Personal information
- Date of birth: 15 March 1979 (age 46)
- Place of birth: Kaarina, Finland
- Height: 1.88 m (6 ft 2 in)
- Position(s): Goalkeeper

Youth career
- 1996–1997: Inter Turku

Senior career*
- Years: Team / Apps / (Gls)
- 1998–2006: Inter Turku / 197 / (0)
- 2007–2009: Halmstads BK / 65 / (0)
- 2010: Assyriska FF / 26 / (0)
- 2011–2015: Inter Turku / 129 / (0)

International career
- Finland U21 / 7 / (0)
- 2006: Finland / 2 / (0)

= Magnus Bahne =

Finnish footballer (born 1979)

Magnus Bahne (born 15 March 1979) is a Finnish former professional footballer who played as a goalkeeper.

==Club career==
Bahne was born in Kaarina. He started his career in Inter Turku and at the age 20 he became the number one goalkeeper of the team. In 2007, he signed with Halmstads BK in the Swedish Allsvenskan.

He was on trial at Charlton in 2001, Fredrikstad FK in 2005 and IK Start in 2006.

When transferring in 2007 to Halmstads BK he immediately took the position as number one goalkeeper and one of the best goalkeepers in the league.

During the 2007 season, he injured himself against IFK Göteborg (3–1 loss) in August. It was later revealed that he had torn his ACL and would not be able to play until after Euro 2008. Even though he missed a large part of the 2007 season due to the injury he was voted goalkeeper of the year (best in Sweden) in the annual Fotbollsgala 2007. He made a successful comeback from the injury in the summer of 2008, playing 19 matches and gaining back the position has number one in Halmstad.
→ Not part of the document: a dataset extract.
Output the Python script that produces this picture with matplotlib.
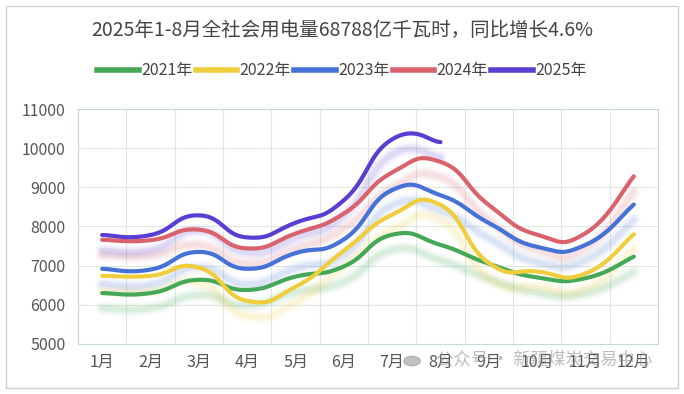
import numpy as np
import matplotlib
matplotlib.use('Agg')
import matplotlib.pyplot as plt
import matplotlib.transforms as mtransforms
from matplotlib.lines import Line2D
from matplotlib.patches import Rectangle, Circle

plt.rcParams['font.family'] = ['Noto Sans CJK SC', 'DejaVu Sans']

# datos
meses = ['1月', '2月', '3月', '4月', '5月', '6月', '7月', '8月', '9月', '10月', '11月', '12月']
anios = ['2021年', '2022年', '2023年', '2024年', '2025年']
y2021 = [6300, 6300, 6640, 6380, 6720, 6980, 7790, 7530, 7050, 6700, 6680, 7230]
y2022 = [6740, 6740, 6950, 6100, 6460, 7380, 8300, 8550, 7070, 6850, 6800, 7800]
y2023 = [6920, 6900, 7350, 6920, 7320, 7670, 8930, 8800, 8090, 7480, 7530, 8560]
y2024 = [7660, 7650, 7920, 7440, 7820, 8330, 9380, 9650, 8550, 7790, 7830, 9280]
y2025 = [7782, 7782, 8284, 7721, 8096, 8670, 10226, 10154]
series = [y2021, y2022, y2023, y2024, y2025]
colores = ['#45a857', '#f0cd3c', '#4572d6', '#da626c', '#5a3dd2']

titulo = '2025年1-8月全社会用电量68788亿千瓦时，同比增长4.6%'


def suavizar(x, y, smooth=0.5, n=30):
    """Bezier cubica; puntos de control = p +- smooth*(sig-ant)/2."""
    px = np.asarray(x, float)
    py = np.asarray(y, float)
    m = len(px)
    xs, ys = [], []
    t = np.linspace(0, 1, n)[:, None]
    def ctrl(i):
        prv = max(i - 1, 0)
        nxt = min(i + 1, m - 1)
        return np.array([px[nxt] - px[prv], py[nxt] - py[prv]]) * smooth * 0.5
    for i in range(m - 1):
        p0 = np.array([px[i], py[i]])
        p3 = np.array([px[i + 1], py[i + 1]])
        p1 = p0 + ctrl(i)
        p2 = p3 - ctrl(i + 1)
        b = (1 - t) ** 3 * p0 + 3 * (1 - t) ** 2 * t * p1 + 3 * (1 - t) * t ** 2 * p2 + t ** 3 * p3
        xs.append(b[:, 0])
        ys.append(b[:, 1])
    return np.concatenate(xs), np.concatenate(ys)


fig = plt.figure(figsize=(6.84, 3.94), dpi=100)
ax = fig.add_axes([78 / 684, 50 / 394, 580 / 684, 235 / 394])

# marco exterior
fig.patches.append(Rectangle((6 / 684, 6 / 394), 672 / 684, 382 / 394, transform=fig.transFigure,
                             fill=False, edgecolor='#d0d0d0', lw=1))

sombra = mtransforms.offset_copy(ax.transData, fig=fig, x=0, y=-11, units='points')
for vals, col in zip(series, colores):
    xs, ys = suavizar(range(len(vals)), vals)
    for lw, a in ((10, 0.04), (7, 0.06), (4, 0.1)):
        ax.plot(xs, ys, color=col, lw=lw, alpha=a, transform=sombra, solid_capstyle='round', zorder=2)
for vals, col in zip(series, colores):
    xs, ys = suavizar(range(len(vals)), vals)
    ax.plot(xs, ys, color=col, lw=3, solid_capstyle='round', zorder=3)

ax.set_xlim(-0.5, 11.5)
ax.set_ylim(5000, 11000)
ax.set_yticks(range(5000, 11001, 1000))
ax.set_xticks(range(12))
ax.set_xticklabels(meses)
ax.set_xticks(np.arange(-0.5, 11.6, 0.5), minor=True)
ax.tick_params(which='both', length=0)
ax.tick_params(axis='x', labelsize=11.5, colors='#555555', pad=7)
ax.tick_params(axis='y', labelsize=11.5, colors='#555555', pad=9)
ax.grid(True, which='minor', axis='x', color='#dfe9e2', lw=0.8)
ax.grid(True, which='major', axis='y', color='#dfe9e2', lw=0.8)
ax.set_axisbelow(True)
for s in ax.spines.values():
    s.set_color('#c5dccb')
    s.set_linewidth(0.8)

fig.text(0.5, 1 - 31 / 394, titulo, ha='center', va='center', fontsize=14, color='#444444')

handles = [Line2D([0], [0], color=c, lw=4) for c in colores]
fig.legend(handles, anios, loc='center', bbox_to_anchor=(0.5, 1 - 71 / 394), ncol=5, frameon=False,
           fontsize=11.5, handlelength=2.6, handletextpad=0.15, columnspacing=0.2, labelcolor='#444444')

# marca de agua
fig.patches.append(Circle((412 / 684, 1 - 361 / 394), 0.012, transform=fig.transFigure,
                          color='#9a9a9a', alpha=0.6))
fig.text(436 / 684, 1 - 359 / 394, '公众号 · 新疆煤炭交易中心', ha='left', va='center',
         fontsize=12.5, color='#888888', alpha=0.55)

fig.savefig('out.png', dpi=100)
In 2009, he played 27 matches in Allsvenskan.

On 1 September 2009, Bahne announced that he would not sign a new contract with Halmstads BK and that he would leave the club after the season, stating that he wanted to try to play in a bigger league.

On 30 January 2010, Assyriska FF confirmed that they have signed Bahne.

After only one season with Assyriska, Bahne signed a one-year contract with his former club Inter Turku on 8 November 2010.

==International career==
Bahne was one of the candidates to take the place has number one goalkeeper in the Finland national team, after Jussi Jääskeläinen announced about his retirement from the national team and concentrating fully on Bolton Wanderers.

Bahne made two appearances for the senior national team and also played seven games for the Under-21 team.

==Personal life==
Magnus has a brother by the name Martin Bahne who is, in Finland, a well-known actor, who in 2007 played the main role in the movie Raja 1918 (English: The border 1918).